--- WRITTEN EXERCISE ---
Retype the run of lines that opens with the line containing "Output the LaTeX" and closes with the line containing "(1150,193) -- cycle;", exactly and inclusively, but skip the pictures.

--- --- ---

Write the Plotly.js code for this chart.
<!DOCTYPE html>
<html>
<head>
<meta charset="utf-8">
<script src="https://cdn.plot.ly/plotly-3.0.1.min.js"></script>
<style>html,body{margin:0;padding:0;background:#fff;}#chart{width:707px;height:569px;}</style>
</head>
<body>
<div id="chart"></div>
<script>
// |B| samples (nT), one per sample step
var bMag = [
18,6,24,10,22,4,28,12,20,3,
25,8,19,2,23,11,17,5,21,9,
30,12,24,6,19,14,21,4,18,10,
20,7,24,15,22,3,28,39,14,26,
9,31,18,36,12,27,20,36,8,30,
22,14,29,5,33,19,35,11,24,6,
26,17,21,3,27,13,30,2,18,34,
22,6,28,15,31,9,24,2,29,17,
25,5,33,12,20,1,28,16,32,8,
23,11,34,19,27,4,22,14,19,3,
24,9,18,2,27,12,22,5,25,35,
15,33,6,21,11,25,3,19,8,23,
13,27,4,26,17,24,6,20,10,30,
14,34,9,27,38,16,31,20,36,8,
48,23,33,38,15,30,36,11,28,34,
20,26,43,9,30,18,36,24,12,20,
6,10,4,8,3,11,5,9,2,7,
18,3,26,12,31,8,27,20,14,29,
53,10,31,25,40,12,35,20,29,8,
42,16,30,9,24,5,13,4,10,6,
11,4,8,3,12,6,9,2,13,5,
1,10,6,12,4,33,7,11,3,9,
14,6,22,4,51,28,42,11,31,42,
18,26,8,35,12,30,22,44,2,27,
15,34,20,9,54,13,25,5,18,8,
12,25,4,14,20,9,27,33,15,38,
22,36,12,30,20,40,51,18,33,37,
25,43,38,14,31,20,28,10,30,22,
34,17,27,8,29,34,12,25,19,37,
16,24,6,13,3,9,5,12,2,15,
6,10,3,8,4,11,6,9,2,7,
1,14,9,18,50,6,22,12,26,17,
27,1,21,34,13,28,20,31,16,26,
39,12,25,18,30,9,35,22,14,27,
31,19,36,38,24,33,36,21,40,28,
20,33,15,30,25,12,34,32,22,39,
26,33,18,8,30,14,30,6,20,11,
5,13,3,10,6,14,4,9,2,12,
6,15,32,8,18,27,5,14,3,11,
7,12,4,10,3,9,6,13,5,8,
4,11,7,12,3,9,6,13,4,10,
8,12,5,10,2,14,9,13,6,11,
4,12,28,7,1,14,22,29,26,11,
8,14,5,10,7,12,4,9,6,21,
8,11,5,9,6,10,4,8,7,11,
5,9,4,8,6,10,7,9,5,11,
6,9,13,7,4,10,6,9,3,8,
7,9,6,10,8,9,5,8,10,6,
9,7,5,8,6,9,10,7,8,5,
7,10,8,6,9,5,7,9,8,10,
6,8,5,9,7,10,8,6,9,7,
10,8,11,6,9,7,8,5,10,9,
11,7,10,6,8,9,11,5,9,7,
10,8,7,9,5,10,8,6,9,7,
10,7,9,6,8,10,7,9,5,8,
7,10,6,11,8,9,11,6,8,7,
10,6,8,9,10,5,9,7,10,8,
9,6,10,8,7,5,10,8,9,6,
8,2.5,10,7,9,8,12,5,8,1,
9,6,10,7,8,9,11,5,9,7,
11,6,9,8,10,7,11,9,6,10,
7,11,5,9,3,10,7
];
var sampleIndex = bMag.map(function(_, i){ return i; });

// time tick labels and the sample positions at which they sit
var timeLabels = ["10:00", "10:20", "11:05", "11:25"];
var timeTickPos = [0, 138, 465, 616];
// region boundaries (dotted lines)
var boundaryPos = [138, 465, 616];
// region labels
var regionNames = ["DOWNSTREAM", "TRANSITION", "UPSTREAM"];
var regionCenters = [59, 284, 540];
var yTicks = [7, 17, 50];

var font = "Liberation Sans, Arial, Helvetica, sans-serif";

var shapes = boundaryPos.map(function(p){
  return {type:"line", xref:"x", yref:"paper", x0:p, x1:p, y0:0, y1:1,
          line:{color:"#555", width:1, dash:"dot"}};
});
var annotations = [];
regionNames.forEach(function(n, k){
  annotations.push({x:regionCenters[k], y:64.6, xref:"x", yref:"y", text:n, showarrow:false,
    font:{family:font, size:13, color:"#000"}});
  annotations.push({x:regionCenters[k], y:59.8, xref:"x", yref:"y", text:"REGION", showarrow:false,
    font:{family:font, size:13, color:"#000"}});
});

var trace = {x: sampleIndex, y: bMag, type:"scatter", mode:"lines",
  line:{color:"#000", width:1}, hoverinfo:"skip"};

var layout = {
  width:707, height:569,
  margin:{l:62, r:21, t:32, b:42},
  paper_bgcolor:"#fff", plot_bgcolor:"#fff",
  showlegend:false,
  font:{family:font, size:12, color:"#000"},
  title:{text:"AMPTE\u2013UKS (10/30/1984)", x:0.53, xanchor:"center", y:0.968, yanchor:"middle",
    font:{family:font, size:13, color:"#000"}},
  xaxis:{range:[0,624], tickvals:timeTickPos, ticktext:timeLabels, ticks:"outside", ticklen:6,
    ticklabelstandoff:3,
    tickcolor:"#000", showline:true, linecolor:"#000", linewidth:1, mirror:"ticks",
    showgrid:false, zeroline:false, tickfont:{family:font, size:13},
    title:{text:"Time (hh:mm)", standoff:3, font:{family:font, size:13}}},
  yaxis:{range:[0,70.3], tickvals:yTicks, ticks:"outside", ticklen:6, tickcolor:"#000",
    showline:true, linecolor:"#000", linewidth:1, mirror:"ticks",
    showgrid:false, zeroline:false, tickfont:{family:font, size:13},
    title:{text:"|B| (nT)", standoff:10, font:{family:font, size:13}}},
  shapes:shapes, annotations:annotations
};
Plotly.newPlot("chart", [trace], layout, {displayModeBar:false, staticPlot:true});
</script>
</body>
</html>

--- --- ---

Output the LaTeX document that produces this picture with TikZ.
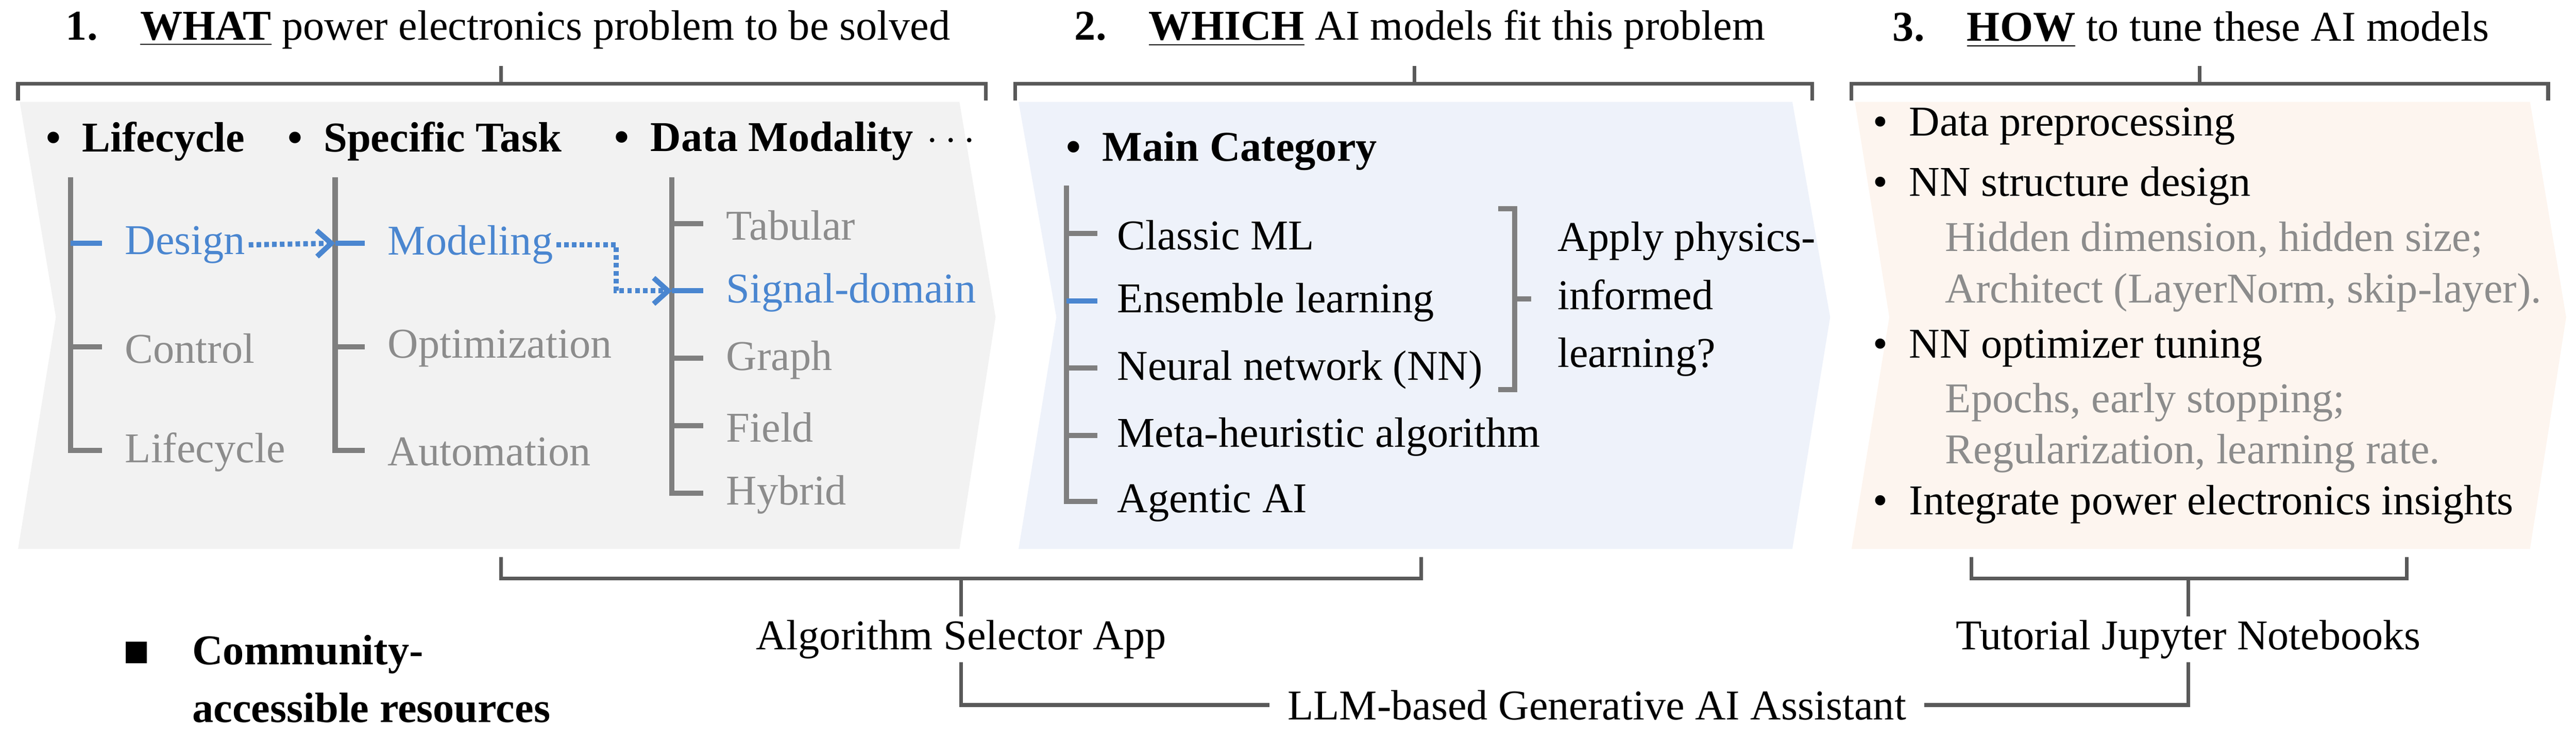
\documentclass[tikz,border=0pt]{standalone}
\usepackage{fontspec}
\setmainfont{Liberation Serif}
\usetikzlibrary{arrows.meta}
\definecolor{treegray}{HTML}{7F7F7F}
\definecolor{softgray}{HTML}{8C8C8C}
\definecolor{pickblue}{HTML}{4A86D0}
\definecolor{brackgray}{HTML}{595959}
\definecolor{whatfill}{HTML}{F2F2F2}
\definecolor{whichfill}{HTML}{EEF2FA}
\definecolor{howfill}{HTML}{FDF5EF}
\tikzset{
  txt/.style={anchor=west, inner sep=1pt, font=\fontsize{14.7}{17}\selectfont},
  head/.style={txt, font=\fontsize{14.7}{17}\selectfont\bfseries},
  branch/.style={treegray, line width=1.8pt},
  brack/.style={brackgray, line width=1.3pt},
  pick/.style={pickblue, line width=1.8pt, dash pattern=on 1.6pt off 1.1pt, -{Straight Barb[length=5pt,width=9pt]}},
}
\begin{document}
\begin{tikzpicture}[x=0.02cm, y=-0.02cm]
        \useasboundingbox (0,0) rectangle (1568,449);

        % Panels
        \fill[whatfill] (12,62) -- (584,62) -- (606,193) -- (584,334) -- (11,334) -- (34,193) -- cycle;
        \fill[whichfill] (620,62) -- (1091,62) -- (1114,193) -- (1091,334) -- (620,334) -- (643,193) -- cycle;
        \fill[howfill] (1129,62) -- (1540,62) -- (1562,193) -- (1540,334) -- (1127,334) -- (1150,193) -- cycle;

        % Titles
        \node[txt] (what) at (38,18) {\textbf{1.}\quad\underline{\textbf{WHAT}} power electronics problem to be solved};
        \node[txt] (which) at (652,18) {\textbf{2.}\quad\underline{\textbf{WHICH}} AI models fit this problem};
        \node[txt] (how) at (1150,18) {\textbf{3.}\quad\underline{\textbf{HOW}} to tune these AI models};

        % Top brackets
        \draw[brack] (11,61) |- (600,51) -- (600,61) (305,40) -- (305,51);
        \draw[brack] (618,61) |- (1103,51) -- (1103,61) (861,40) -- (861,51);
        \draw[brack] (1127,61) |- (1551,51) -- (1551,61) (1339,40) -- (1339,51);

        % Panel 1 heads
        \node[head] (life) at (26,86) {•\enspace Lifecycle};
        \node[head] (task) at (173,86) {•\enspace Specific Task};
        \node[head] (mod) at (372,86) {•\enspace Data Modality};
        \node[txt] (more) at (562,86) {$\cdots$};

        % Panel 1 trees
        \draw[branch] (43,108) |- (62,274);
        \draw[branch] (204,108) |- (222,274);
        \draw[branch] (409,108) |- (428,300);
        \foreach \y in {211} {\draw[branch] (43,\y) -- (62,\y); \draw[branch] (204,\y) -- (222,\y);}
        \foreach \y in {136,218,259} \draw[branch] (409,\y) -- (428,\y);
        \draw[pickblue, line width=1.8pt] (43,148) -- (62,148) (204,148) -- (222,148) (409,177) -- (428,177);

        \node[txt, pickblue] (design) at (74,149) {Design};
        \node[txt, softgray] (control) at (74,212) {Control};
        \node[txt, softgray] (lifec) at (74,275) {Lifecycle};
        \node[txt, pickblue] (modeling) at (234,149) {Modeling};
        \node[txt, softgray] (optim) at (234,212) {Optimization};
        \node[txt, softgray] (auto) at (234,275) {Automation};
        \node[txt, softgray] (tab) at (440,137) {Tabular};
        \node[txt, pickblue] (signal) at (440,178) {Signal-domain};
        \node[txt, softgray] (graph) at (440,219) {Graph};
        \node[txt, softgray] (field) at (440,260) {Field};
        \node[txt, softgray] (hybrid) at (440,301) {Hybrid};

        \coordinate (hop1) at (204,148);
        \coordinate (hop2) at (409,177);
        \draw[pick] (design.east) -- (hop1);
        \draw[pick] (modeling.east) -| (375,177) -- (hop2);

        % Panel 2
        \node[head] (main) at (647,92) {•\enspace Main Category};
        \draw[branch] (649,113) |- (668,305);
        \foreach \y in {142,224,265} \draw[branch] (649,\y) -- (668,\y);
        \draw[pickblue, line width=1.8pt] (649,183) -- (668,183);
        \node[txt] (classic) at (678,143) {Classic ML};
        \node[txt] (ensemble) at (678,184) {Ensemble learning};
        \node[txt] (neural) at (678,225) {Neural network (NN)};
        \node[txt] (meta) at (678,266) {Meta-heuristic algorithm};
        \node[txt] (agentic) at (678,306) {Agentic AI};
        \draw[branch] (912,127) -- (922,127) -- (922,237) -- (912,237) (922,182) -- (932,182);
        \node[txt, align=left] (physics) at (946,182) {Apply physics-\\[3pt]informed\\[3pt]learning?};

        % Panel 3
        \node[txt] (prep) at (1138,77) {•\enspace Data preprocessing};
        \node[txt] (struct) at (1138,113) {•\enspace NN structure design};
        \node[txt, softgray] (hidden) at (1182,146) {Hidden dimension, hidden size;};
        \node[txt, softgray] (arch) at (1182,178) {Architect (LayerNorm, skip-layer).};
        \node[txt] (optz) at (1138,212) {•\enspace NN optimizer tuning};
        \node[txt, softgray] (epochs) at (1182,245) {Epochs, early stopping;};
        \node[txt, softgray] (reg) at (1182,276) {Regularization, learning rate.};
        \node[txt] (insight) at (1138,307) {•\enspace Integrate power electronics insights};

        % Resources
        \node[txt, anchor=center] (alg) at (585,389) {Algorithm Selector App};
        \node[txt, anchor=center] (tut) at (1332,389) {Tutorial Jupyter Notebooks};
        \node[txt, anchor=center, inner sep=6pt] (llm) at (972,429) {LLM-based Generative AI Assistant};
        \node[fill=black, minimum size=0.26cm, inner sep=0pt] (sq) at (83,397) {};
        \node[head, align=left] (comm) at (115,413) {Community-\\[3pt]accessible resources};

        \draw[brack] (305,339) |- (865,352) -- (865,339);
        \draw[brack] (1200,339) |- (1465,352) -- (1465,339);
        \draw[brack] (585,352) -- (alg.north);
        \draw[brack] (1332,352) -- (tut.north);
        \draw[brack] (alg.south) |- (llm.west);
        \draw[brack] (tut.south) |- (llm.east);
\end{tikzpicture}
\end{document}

--- --- ---

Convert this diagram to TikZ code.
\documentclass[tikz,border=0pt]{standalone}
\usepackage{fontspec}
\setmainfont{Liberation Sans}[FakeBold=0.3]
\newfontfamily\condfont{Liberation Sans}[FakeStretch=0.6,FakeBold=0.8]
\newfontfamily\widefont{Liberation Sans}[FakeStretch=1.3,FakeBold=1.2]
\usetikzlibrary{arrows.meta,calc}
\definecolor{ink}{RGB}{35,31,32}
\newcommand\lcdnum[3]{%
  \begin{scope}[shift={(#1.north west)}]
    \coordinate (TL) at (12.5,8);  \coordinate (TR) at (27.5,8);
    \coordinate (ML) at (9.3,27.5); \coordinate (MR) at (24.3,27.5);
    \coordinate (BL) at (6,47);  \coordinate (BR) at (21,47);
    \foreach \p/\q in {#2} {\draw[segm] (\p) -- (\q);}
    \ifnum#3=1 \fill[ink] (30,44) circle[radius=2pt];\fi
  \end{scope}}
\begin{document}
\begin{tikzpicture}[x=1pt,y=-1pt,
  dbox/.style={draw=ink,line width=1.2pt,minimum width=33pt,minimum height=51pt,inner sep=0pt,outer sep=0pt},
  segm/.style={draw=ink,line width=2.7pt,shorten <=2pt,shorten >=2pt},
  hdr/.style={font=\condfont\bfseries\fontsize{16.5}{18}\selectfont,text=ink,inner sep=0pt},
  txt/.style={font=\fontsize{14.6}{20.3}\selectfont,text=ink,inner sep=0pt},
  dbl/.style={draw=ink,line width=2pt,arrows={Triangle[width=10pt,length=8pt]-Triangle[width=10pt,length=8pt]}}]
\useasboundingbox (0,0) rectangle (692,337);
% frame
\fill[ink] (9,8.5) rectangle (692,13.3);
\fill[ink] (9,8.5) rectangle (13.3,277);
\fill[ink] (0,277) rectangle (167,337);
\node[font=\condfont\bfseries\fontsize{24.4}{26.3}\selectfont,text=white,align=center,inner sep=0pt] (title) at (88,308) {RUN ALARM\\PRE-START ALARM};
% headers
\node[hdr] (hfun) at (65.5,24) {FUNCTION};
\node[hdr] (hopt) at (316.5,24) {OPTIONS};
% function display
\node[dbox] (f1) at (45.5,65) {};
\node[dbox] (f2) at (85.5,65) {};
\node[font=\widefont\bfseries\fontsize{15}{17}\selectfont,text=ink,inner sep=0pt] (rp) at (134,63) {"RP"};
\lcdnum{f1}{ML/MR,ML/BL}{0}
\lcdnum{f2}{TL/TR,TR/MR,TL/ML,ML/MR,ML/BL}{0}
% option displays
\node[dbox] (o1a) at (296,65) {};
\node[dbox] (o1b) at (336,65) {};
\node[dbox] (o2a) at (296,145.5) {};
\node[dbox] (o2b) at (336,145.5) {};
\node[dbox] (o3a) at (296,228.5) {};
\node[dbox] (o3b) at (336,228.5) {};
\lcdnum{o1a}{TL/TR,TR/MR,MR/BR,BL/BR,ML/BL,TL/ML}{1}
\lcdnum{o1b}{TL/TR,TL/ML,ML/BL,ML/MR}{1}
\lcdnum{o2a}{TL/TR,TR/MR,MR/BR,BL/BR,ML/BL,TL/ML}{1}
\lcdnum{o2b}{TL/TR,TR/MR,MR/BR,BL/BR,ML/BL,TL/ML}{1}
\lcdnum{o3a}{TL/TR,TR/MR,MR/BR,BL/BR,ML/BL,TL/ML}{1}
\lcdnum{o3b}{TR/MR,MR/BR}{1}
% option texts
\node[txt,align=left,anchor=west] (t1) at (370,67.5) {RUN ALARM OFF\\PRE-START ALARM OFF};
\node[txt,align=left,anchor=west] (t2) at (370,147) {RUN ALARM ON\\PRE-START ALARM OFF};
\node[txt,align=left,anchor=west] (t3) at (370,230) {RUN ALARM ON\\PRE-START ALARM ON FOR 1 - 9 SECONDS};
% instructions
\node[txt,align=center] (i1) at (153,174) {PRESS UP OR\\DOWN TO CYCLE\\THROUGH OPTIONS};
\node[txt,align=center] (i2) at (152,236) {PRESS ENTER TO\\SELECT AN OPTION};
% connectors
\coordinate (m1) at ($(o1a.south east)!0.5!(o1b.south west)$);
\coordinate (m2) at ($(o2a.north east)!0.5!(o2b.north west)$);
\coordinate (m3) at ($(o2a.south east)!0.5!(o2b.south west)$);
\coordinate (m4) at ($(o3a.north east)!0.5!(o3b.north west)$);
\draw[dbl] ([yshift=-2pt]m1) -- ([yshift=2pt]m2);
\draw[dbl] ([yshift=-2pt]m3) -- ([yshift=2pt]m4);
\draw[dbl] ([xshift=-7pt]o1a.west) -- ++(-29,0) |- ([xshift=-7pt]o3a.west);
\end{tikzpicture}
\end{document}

--- --- ---

--- OUTPUT OF THE EXERCISE ---
Output the LaTeX document that produces this picture with TikZ.
\documentclass[tikz,border=0pt]{standalone}
\usepackage{fontspec}
\setmainfont{Liberation Serif}
\usetikzlibrary{arrows.meta}
\definecolor{treegray}{HTML}{7F7F7F}
\definecolor{softgray}{HTML}{8C8C8C}
\definecolor{pickblue}{HTML}{4A86D0}
\definecolor{brackgray}{HTML}{595959}
\definecolor{whatfill}{HTML}{F2F2F2}
\definecolor{whichfill}{HTML}{EEF2FA}
\definecolor{howfill}{HTML}{FDF5EF}
\tikzset{
  txt/.style={anchor=west, inner sep=1pt, font=\fontsize{14.7}{17}\selectfont},
  head/.style={txt, font=\fontsize{14.7}{17}\selectfont\bfseries},
  branch/.style={treegray, line width=1.8pt},
  brack/.style={brackgray, line width=1.3pt},
  pick/.style={pickblue, line width=1.8pt, dash pattern=on 1.6pt off 1.1pt, -{Straight Barb[length=5pt,width=9pt]}},
}
\begin{document}
\begin{tikzpicture}[x=0.02cm, y=-0.02cm]
        \useasboundingbox (0,0) rectangle (1568,449);

        % Panels
        \fill[whatfill] (12,62) -- (584,62) -- (606,193) -- (584,334) -- (11,334) -- (34,193) -- cycle;
        \fill[whichfill] (620,62) -- (1091,62) -- (1114,193) -- (1091,334) -- (620,334) -- (643,193) -- cycle;
        \fill[howfill] (1129,62) -- (1540,62) -- (1562,193) -- (1540,334) -- (1127,334) -- (1150,193) -- cycle;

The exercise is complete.